Relation avec son précédent mari (dramatiquement décédé dans ses bras suite à un accident), avec son père, son enfant...
"Inspiration" que Marianne Denicourt dénonce aujourd'hui : "C’était horrible ! J’y ai découvert des éléments très précis de ma vie et de celle de mon enfant, qu’il régurgitait, plein de bile. Il s’attaquait à la mémoire de gens qui n’étaient plus là. Ça n’avait rien à voir avec un auteur qui utilise la vie de proches. Ici, il se servait de l’art pour me détruire psychiquement. Il a probablement fouillé dans mon livret de famille. Avec ce film, il a violé mon intimité". Eléments de sa vie personnelle qui se retrouveraient dans la trajectoire du personnage incarné par Emmanuelle Devos face à la caméra...

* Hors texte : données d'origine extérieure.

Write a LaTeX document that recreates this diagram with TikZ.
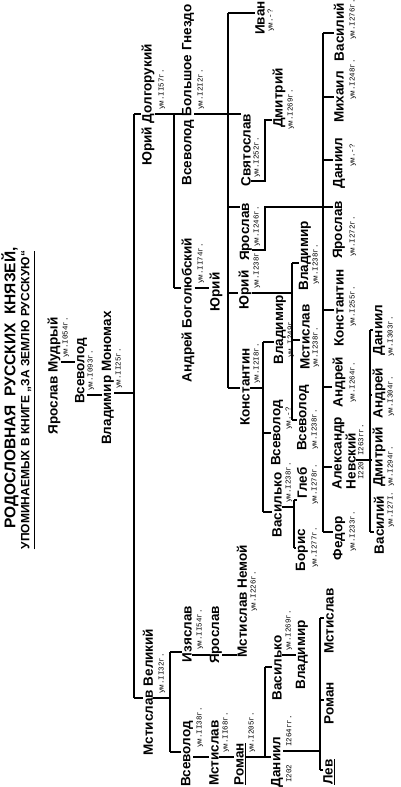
\documentclass[tikz,border=0pt]{standalone}
\usepackage{fontspec}
\newfontfamily\namefont{Liberation Sans}
\newfontfamily\datefont{Liberation Mono}
\usetikzlibrary{calc}
\tikzset{
  prince/.style={rotate=90,inner sep=0pt,font=\namefont\bfseries\fontsize{13.5}{12}\selectfont},
  died/.style={rotate=90,inner sep=0pt,anchor=west,font=\datefont\fontsize{7.5}{8}\selectfont},
  tie/.style={line width=1.1pt},
}
\begin{document}
\begin{tikzpicture}[x=1pt,y=-1pt]
  \useasboundingbox (0,0) rectangle (401,787);
  % title
  \node[rotate=90,inner sep=0pt,font=\namefont\bfseries\fontsize{15.5}{16}\selectfont] (ttlA) at (10,388) {РОДОСЛОВНАЯ\ \ РУССКИХ\ \ КНЯЗЕЙ,};
  \node[rotate=90,inner sep=0pt,font=\namefont\bfseries\fontsize{12}{13}\selectfont] (ttlB) at (26,400) {УПОМИНАЕМЫХ В КНИГЕ „ЗА ЗЕМЛЮ РУССКУЮ“};
  \draw[tie] ($(ttlB.south west)+(3,0)$) -- ($(ttlB.south east)+(3,0)$);
  % princes
  \foreach \n/\x/\y/\t in {
     yaroslavM/54/376/Ярослав Мудрый, vsevolodA/81/371/Всеволод, vladimirM/108/378/Владимир Мономах,
     yuriD/148/105/Юрий Долгорукий, mstislavV/148/692/Мстислав Великий,
     vsevolodBG/188/95/Всеволод Большое Гнездо, andreiB/188/310/Андрей Боголюбский,
     izyaslav/187/634/Изяслав, vsevolodM/187/754/Всеволод,
     yuriA/216/292/Юрий, yaroslavI/216/635/Ярослав, mstislavS/214/753/Мстислав,
     ivan/260/18/Иван, svyatoslav/246/150/Святослав, yaroslavV/246/232/Ярослав,
     yuriV/245/290/Юрий, konstantin/245/387/Константин, mstislavN/242/601/Мстислав Немой,
     romanM/240/764/\underline{Роман},
     dmitriS/279/98/Дмитрий, vladimirK/280/330/Владимир, vsevolodK/277/433/Всеволод,
     vasilkoK/277/505/Василько, vasilkoR/277/668/Василько, daniilR/277/762/Даниил,
     vladimirY/305/256/Владимир, mstislavY/305/337/Мстислав, vsevolodY/303/418/Всеволод,
     gleb/302/483/Глеб, boris/302/550/Борис, vladimirV/302/655/Владимир,
     lev/329/772/\underline{Лев}, romanD/329/703/Роман, mstislavD/329/621/Мстислав,
     vasiliY/339/32/Василий, mikhail/339/97/Михаил, daniilY/339/163/Даниил,
     yaroslavY/339/230/Ярослав, konstantinY/339/308/Константин, andreiY/339/382/Андрей,
     fedor/339/538/Федор,
     vasiliA/379/525/Василий, dmitriA/379/457/Дмитрий, andreiA/379/393/Андрей, daniilA/379/330/Даниил}
  { \node[prince] (\n) at (\x,\y) {\t}; }
  \node[prince,align=left] (aleksandr) at (344,453) {Александр\\Невский};
  % years
  \foreach \x/\y/\t [count=\i] in {
     66/358/ум.I054г., 91/391/ум.I093г., 119/389/ум.II25г.,
     162/110/ум.II57г., 162/694/ум.II32г., 201/110/ум.I2I2г., 201/284/ум.II74г.,
     200/650/ум.II54г., 200/748/ум.II38г., 226/753/ум.II68г., 252/753/ум.I205г.,
     254/612/ум.I226г., 271/32/ум.-?, 257/178/ум.I252г., 257/247/ум.I246г.,
     257/289/ум.I238г., 257/384/ум.I2I8г., 291/130/ум.I269г., 291/358/ум.I249г.,
     289/430/ум.-?, 289/503/ум.I238г., 289/651/ум.I269г., 289/783/I202, 289/747/I264гг.,
     316/285/ум.I238г., 316/368/ум.I238г., 315/450/ум.I238г., 315/505/ум.I278г.,
     315/568/ум.I277г., 353/40/ум.I276г., 353/100/ум.I248г., 353/167/ум.-?,
     353/257/ум.I272г., 353/327/ум.I255г., 353/403/ум.I264г., 361/480/I220,
     361/456/I263гг., 353/552/ум.I233г., 391/528/ум.I27I., 391/487/ум.I294г.,
     391/417/ум.I304г., 391/357/ум.I303г.}
  { \node[died] (yr\i) at (\x,\y) {\t}; }
  % single lines
  \draw[tie] (yaroslavM.south |- 0,362) -- (vsevolodA.north |- 0,362);
  \draw[tie] (vsevolodA.south |- 0,395) -- (vladimirM.north |- 0,395);
  \draw[tie] (andreiB.south |- 0,288) -- (yuriA.north |- 0,288);
  \draw[tie] (izyaslav.south |- 0,655) -- (yaroslavI.north |- 0,655);
  \draw[tie] (yaroslavI.south |- 0,655) -- (mstislavN.north |- 0,655);
  \draw[tie] (vsevolodM.south |- 0,757) -- (mstislavS.north |- 0,757);
  \draw[tie] (mstislavS.south |- 0,757) -- (romanM.north |- 0,757);
  \draw[tie] (svyatoslav.south |- 0,181) -| (265,120) -- (dmitriS.north |- 0,120);
  \draw[tie] (vasilkoR.south |- 0,655) -- (vladimirV.north |- 0,655);
  % sibling bars
  \foreach \p/\bx/\jy/\ya/\yb in {
     vladimirM/134/393/114/698, yuriD/174/114/114/288, mstislavV/170/698/652/752,
     vsevolodBG/228/114/13/388, konstantin/263/388/342/512, yuriV/292/293/263/420,
     vasilkoK/294/507/500/548, romanM/265/757/667/757, daniilR/320/751/618/770,
     aleksandr/370/460/330/532}
  { \coordinate (\p-a) at (\bx,\ya);
    \coordinate (\p-b) at (\bx,\yb);
    \draw[tie] (\p-a) -- (\p-b);
    \draw[tie] (\p.south |- 0,\jy) -- (\p-a |- 0,\jy); }
  \coordinate (yaroslavV-a) at (323,33);
  \coordinate (yaroslavV-b) at (323,532);
  \draw[tie] (yaroslavV-a) -- (yaroslavV-b);
  \draw[tie] (yaroslavV.south |- 0,250) -| (265,207) -- (yaroslavV-a |- 0,207);
  % drops to the children
  \foreach \p/\c/\cy in {
     vladimirM/yuriD/114, vladimirM/mstislavV/698,
     yuriD/vsevolodBG/114, yuriD/andreiB/288,
     mstislavV/izyaslav/652, mstislavV/vsevolodM/752,
     vsevolodBG/ivan/13, vsevolodBG/svyatoslav/114, vsevolodBG/yaroslavV/207,
     vsevolodBG/yuriV/293, vsevolodBG/konstantin/388,
     konstantin/vladimirK/342, konstantin/vsevolodK/433, konstantin/vasilkoK/512,
     yuriV/vladimirY/263, yuriV/mstislavY/340, yuriV/vsevolodY/420,
     vasilkoK/gleb/500, vasilkoK/boris/548,
     romanM/vasilkoR/667, romanM/daniilR/757,
     daniilR/mstislavD/618, daniilR/romanD/700, daniilR/lev/770,
     yaroslavV/vasiliY/33, yaroslavV/mikhail/97, yaroslavV/daniilY/160,
     yaroslavV/yaroslavY/207, yaroslavV/konstantinY/310, yaroslavV/andreiY/387,
     yaroslavV/aleksandr/467, yaroslavV/fedor/532,
     aleksandr/daniilA/330, aleksandr/andreiA/395, aleksandr/dmitriA/460, aleksandr/vasiliA/532}
  { \draw[tie] (\p-a |- 0,\cy) -- (\c.north |- 0,\cy); }
\end{tikzpicture}
\end{document}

S'ensuivit une plainte au début des années 2000 (le film est sorti en 2005) pour "atteinte à la vie privée". Sans obtenir gain de cause de la part du tribunal, déclarant que cette œuvre de fiction « ne peut se réduire aux identifications alléguées". Et la suite ? Des attaques médiatiques : "Il a voulu me faire passer pour la folle, l’hystérique qui veut faire censurer un film". Et ce constat du magazine ELLE : "Depuis le conflit qui l’opposa à son ancien compagnon Arnaud Desplechin, cette actrice reconnue a presque disparu des écrans, un fantôme du 7e art, pourtant bien vivant".
Mais ce n'est pas tout ce que nous apprend ce long témoignage...
Autres propos dénonçant cette "destruction psychique" présumée ?
Ceux de la soeur d'Arnaud Desplechin, la romancière Marie Desplechin, témoignant pour ELLE : "J’ai lu le scénario de Rois et Reine moi aussi et j’étais glacée. C’était une profanation. Mon frère met toujours en place un dispositif à clés pour que la personne vampirisée ne puisse avoir aucun doute. Puis, vient le deuxième plan : organiser la profanation pour s’assurer qu’elle fasse mal, pour montrer qu’il a le pouvoir". Scénario qualifié de "pervers" et de "profanation"... "Utiliser la vie de ses proches est un processus coutumier et assumé de sa part", énonce-t-elle encore.
Et de l'autre côté du micro, Marianne Denicourt met surtout des mots sur une relation qu'elle juge toxique, destructrice... Et qui débute par des rôles successifs dans les premiers films du cinéaste. Une chose que la comédienne associe déjà à une forme d'emprise.
On la lit : "C’était pour lui une obsession d’être avec moi. Il m’a écrit des dizaines de lettres jusqu’à ce que je cède. Notre histoire a duré peu de temps, un an et demi environ. Une relation destructrice, avec du dénigrement, de la manipulation, j’avais perdu du poids et ma confiance en moi. Aujourd’hui, on parlerait d’emprise...."
Acteur et scénariste proche d'Arnaud Desplechin dans les années 90, Emmanuel Salinger témoigne : "Marianne Denicourt semblait comme paralysée, ne sachant plus que penser, ne parvenant plus à se projeter". Isild Le Besco, autre parole fondamentale du mouvement #MeToo actuel suite à ses prises de parole à l'encontre du cinéaste Benoît Jacquot, affirme : "Elle a préparé le mouvement #MeToo, au prix de sa carrière".
Pour Marianne Denicourt, sa propre histoire pourrait faire office d'alerte, et de poing dressé pour les nouvelles générations, victimes d'emprise et de manipulation : "Longtemps j’étais toujours indésirable. Côté promo, on ne m’a sollicitée pour aucune interview, je n’avais plus vraiment de rentrées d’argent, car plus de propositions, j’ai refusé plusieurs films, dont deux avec Mathieu Amalric au casting"
"... Et comment continuer à tourner dans un milieu qui adoube cela ? Vingt ans après, cette histoire vaudrait peut-être la peine d’être racontée à nouveau". CQFD.